### What you have to do
Retype nothing except the lines below from the one with "Give me the matplotlib source for this chart." through the one with "plt.rcParams['font.family'] = ['Open", exactly, with images left out.

### Provided data
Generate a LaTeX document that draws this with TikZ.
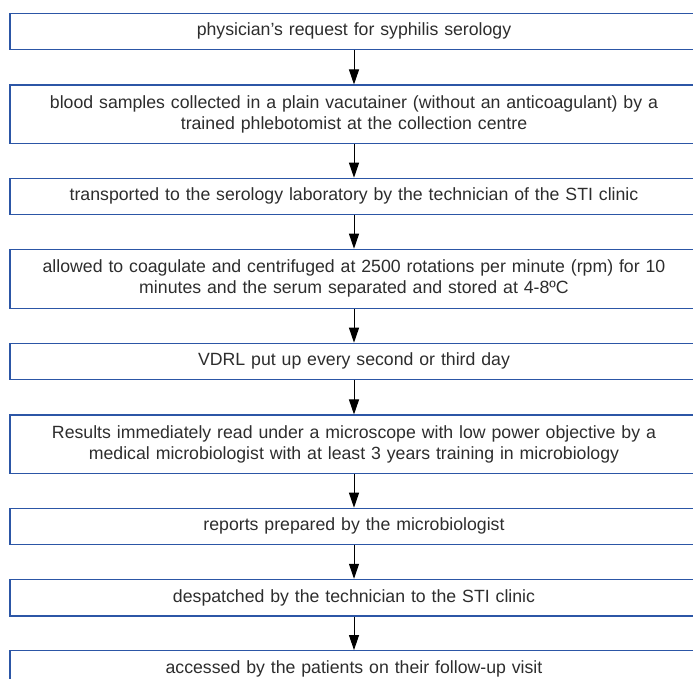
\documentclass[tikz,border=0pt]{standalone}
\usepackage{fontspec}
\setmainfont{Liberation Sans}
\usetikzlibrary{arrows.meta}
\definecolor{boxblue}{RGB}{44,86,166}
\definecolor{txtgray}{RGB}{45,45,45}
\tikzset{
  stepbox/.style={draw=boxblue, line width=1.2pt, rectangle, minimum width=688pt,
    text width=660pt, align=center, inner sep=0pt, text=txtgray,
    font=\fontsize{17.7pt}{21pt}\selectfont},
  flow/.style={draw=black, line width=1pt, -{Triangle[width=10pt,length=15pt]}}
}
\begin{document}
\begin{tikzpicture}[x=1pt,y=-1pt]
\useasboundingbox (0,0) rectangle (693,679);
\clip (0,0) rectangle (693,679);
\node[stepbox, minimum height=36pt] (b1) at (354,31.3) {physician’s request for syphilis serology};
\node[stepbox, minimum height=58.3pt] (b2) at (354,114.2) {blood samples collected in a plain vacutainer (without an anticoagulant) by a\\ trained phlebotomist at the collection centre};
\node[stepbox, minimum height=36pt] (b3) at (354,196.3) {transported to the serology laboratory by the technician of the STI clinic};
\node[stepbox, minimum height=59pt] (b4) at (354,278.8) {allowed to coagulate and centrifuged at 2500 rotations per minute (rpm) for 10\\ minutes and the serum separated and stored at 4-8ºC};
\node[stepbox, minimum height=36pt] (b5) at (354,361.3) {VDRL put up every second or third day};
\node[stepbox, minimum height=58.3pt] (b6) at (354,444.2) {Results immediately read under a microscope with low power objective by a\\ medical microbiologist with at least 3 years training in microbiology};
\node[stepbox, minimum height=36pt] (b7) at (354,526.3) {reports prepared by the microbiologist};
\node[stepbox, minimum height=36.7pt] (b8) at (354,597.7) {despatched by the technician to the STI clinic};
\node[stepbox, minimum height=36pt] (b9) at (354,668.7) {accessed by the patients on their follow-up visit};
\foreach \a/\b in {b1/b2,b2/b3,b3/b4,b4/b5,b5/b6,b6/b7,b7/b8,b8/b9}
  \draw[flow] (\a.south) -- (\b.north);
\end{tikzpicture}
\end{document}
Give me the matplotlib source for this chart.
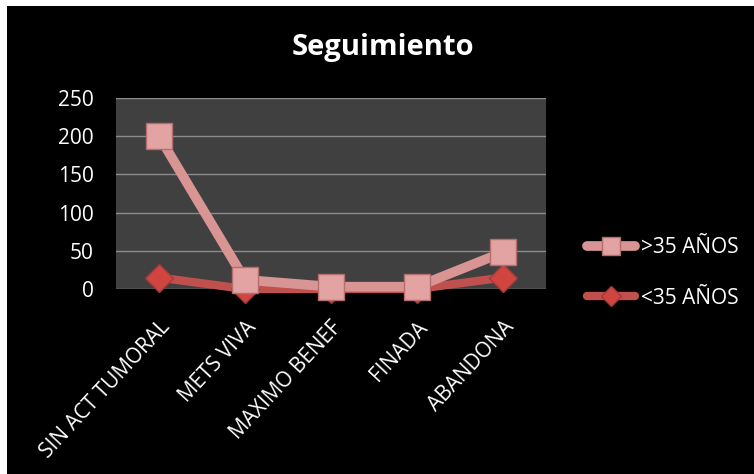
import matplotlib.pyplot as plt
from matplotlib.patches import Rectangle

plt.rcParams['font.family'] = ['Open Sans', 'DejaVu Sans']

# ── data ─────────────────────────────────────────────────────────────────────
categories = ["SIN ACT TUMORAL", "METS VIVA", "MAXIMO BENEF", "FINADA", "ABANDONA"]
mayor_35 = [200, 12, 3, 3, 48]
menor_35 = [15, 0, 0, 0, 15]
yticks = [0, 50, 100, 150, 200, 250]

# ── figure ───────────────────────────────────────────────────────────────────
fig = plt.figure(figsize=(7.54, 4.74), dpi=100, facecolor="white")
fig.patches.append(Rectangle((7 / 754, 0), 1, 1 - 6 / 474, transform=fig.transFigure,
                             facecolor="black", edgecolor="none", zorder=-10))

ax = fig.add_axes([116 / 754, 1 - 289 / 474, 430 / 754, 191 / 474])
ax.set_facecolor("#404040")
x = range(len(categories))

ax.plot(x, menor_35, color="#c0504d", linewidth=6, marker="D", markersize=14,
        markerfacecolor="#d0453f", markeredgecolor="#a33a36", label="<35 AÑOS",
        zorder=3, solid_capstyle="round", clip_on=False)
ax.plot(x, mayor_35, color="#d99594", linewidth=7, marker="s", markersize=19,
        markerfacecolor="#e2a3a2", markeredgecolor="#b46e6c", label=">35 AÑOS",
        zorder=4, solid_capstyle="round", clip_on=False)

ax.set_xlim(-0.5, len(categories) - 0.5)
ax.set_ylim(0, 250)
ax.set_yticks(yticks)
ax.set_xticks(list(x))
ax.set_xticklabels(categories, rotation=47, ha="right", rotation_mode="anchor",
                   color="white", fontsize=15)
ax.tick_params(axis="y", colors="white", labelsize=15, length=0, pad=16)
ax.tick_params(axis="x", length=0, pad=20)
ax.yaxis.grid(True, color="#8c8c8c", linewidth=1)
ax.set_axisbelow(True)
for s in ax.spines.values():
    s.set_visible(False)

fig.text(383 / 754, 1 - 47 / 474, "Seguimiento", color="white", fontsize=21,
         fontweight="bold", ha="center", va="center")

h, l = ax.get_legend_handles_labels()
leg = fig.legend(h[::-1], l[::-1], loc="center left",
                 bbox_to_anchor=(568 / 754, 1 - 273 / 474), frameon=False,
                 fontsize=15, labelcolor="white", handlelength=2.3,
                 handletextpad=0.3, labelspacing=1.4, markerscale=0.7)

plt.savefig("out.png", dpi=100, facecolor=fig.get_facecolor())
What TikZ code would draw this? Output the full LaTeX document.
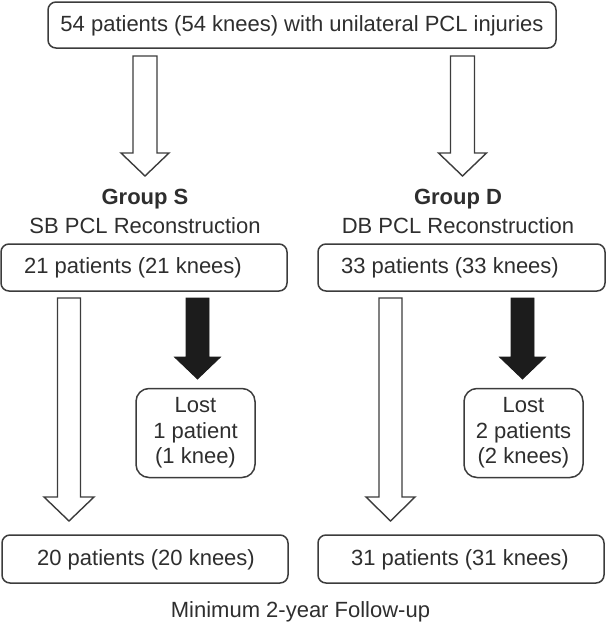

### Full answer
Give me the matplotlib source for this chart.
import matplotlib.pyplot as plt
from matplotlib.patches import Rectangle

plt.rcParams['font.family'] = ['Open Sans', 'DejaVu Sans']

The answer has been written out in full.